Work to complete
Show every line in the entries below where the word "with" appears.

Collected data entries
::::
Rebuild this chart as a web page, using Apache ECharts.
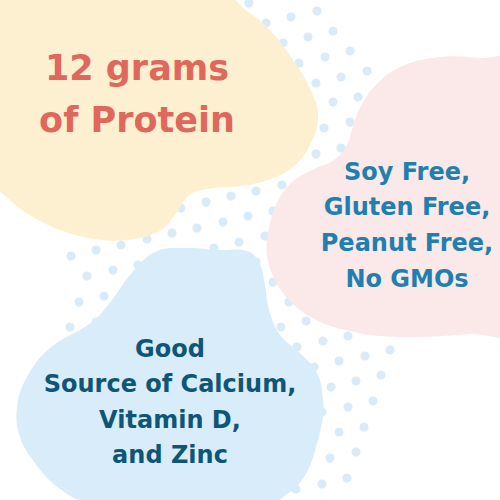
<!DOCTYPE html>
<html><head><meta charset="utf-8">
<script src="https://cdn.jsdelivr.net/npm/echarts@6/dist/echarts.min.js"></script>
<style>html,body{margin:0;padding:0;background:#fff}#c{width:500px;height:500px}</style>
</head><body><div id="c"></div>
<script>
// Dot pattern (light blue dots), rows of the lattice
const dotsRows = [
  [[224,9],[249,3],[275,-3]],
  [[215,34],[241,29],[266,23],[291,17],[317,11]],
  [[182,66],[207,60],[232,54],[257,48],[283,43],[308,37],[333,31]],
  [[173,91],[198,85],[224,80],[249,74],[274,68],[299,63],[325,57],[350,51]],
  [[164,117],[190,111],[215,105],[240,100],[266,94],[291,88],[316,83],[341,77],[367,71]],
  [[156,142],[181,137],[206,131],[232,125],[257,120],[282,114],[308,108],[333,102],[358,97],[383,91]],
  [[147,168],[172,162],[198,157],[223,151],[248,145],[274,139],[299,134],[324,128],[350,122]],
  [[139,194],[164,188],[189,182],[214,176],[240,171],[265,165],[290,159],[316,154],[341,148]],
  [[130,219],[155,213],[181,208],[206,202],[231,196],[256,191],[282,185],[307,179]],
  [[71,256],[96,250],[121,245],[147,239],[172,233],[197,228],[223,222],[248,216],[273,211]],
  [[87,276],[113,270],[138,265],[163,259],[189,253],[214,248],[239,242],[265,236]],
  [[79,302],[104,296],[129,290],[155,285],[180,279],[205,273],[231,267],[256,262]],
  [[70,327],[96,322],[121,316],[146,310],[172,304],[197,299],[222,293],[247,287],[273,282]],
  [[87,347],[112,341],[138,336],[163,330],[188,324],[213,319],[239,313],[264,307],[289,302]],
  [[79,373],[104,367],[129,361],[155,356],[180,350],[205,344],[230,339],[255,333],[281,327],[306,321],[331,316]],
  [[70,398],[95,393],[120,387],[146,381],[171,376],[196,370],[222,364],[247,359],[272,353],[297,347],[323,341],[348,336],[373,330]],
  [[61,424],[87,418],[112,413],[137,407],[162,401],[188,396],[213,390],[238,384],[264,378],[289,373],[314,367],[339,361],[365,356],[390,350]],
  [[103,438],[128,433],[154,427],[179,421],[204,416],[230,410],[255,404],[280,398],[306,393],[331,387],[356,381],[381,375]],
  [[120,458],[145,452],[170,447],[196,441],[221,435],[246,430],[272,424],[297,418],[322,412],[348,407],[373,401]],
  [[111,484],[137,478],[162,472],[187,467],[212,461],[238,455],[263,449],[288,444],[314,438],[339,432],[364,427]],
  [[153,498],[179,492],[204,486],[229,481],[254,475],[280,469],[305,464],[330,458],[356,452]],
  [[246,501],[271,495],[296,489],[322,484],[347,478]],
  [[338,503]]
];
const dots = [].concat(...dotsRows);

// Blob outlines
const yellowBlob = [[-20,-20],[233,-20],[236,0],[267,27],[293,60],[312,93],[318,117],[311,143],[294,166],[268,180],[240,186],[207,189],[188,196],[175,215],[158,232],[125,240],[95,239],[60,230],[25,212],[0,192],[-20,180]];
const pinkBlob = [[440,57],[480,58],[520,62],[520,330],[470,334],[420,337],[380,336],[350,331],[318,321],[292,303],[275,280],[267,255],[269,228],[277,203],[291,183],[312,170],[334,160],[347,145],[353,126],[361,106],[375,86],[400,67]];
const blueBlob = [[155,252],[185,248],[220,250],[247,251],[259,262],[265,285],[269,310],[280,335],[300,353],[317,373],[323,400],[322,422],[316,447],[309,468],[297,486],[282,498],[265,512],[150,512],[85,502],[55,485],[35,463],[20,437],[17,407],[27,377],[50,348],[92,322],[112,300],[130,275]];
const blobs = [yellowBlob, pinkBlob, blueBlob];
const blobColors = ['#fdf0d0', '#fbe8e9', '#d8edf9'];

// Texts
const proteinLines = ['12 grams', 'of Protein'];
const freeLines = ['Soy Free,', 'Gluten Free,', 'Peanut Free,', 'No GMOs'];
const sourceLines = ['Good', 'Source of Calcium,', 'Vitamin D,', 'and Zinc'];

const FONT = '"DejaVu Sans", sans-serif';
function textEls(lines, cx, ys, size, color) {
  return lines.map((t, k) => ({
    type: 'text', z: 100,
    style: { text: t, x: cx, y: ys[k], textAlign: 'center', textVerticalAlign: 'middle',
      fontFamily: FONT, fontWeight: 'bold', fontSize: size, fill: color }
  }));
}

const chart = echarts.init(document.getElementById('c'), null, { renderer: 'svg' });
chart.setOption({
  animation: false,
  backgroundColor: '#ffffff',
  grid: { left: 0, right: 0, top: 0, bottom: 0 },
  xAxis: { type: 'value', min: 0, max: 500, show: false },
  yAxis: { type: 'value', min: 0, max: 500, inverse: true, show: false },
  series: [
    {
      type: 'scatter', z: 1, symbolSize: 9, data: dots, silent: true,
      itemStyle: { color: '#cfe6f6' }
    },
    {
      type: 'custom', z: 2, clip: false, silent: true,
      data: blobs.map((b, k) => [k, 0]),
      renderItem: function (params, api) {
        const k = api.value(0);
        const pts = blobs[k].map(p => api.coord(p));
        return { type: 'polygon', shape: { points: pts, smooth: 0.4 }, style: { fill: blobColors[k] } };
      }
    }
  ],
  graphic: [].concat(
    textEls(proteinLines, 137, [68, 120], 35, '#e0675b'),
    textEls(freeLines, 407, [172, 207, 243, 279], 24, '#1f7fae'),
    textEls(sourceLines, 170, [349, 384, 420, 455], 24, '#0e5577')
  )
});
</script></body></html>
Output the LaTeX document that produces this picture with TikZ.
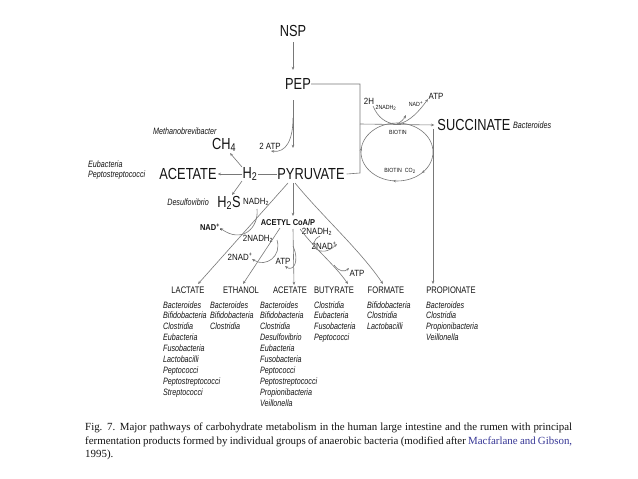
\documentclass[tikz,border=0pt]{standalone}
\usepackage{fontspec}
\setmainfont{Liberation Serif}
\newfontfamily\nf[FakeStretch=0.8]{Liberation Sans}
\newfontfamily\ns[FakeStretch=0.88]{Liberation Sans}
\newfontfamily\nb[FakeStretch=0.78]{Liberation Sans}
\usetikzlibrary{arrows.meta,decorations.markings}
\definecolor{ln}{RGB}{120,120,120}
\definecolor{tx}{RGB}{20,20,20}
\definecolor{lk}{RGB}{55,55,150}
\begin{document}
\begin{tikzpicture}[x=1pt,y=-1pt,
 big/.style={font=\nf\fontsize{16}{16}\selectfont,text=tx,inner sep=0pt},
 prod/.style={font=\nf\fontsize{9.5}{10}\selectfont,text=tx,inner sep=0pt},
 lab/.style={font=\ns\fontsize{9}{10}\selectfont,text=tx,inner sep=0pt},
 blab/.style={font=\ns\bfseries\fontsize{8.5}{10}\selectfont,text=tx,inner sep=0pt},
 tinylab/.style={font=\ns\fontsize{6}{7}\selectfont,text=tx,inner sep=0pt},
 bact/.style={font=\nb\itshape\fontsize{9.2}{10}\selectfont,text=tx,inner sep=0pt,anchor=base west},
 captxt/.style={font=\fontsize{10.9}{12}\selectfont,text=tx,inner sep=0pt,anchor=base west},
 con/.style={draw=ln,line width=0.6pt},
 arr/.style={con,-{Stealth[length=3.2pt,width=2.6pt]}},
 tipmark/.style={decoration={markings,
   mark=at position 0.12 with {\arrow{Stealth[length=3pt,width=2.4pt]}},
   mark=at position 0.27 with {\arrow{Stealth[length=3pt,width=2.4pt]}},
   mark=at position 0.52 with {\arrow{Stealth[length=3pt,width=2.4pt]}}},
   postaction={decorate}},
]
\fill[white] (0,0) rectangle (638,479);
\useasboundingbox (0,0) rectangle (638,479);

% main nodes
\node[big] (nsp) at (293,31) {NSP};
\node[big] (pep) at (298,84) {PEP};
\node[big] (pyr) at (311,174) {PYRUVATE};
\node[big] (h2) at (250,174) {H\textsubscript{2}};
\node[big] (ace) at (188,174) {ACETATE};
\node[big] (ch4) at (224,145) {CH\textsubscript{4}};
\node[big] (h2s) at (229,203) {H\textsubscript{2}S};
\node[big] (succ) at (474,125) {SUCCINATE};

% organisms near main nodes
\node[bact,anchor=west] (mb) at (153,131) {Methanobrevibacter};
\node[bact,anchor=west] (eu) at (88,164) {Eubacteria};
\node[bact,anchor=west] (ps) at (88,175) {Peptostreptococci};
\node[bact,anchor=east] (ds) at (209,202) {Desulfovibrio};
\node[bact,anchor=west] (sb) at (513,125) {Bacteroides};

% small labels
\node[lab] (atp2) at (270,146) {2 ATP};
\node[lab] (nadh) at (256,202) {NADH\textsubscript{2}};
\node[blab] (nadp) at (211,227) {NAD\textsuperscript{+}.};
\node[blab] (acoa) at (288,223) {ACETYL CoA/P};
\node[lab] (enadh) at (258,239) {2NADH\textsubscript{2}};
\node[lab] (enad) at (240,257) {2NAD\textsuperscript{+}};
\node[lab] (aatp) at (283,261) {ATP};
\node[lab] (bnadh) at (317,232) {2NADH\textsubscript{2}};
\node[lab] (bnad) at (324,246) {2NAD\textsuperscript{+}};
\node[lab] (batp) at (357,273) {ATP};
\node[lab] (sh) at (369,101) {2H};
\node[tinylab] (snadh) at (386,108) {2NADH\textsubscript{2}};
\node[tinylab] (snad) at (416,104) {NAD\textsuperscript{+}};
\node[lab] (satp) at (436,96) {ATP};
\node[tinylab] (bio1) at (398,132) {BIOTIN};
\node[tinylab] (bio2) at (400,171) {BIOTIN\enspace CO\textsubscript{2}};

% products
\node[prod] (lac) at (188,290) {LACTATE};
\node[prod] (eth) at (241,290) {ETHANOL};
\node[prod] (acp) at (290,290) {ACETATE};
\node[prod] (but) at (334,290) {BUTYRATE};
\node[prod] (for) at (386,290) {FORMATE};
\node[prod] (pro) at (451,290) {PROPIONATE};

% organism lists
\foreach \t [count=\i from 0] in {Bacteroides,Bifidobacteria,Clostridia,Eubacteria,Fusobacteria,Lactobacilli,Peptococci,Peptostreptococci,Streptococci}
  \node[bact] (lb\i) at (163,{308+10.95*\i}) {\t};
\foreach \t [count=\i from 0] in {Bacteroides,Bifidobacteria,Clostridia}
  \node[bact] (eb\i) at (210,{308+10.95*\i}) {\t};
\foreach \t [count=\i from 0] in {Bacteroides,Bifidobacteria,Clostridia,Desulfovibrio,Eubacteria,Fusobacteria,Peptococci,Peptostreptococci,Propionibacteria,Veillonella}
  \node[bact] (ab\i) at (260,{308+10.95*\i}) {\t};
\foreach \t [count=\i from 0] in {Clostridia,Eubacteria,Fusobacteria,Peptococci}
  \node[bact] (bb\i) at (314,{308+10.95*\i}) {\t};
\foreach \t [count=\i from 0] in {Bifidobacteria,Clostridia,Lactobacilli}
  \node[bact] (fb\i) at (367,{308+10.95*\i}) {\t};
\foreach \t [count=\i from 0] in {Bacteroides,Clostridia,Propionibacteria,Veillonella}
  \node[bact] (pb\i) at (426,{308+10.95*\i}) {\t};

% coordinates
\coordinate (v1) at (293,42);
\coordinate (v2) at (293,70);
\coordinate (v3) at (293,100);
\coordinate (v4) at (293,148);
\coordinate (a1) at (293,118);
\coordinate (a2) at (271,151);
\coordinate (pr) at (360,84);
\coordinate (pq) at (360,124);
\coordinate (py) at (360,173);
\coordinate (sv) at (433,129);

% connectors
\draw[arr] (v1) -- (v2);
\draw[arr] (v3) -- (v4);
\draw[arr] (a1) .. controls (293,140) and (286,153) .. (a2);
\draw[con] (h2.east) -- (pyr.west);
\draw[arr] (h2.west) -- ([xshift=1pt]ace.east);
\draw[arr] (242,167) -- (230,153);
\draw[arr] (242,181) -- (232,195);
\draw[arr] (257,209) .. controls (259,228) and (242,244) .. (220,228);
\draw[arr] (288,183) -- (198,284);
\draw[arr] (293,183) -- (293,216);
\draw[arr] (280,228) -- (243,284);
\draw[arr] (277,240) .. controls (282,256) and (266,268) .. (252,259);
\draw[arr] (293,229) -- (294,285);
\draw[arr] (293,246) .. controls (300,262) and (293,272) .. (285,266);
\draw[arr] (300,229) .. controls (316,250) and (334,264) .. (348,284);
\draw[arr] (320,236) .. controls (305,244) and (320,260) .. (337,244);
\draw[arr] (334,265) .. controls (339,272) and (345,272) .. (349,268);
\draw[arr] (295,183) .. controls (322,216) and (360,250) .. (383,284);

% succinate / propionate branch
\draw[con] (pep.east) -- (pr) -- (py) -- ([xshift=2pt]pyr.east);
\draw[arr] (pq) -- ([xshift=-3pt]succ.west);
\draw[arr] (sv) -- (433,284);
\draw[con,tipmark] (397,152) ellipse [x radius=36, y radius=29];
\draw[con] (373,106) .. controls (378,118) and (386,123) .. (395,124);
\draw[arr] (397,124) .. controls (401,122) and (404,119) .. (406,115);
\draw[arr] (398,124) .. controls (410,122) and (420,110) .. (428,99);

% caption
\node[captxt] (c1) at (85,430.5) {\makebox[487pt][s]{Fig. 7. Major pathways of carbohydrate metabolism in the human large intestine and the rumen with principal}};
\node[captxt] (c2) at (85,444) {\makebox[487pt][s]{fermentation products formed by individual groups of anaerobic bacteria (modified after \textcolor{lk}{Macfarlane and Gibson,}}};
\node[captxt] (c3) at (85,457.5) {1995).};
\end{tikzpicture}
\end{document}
::::
Response
Output the LaTeX document that produces this picture with TikZ.
   mark=at position 0.12 with {\arrow{Stealth[length=3pt,width=2.4pt]}},
   mark=at position 0.27 with {\arrow{Stealth[length=3pt,width=2.4pt]}},
   mark=at position 0.52 with {\arrow{Stealth[length=3pt,width=2.4pt]}}},
\node[captxt] (c1) at (85,430.5) {\makebox[487pt][s]{Fig. 7. Major pathways of carbohydrate metabolism in the human large intestine and the rumen with principal}};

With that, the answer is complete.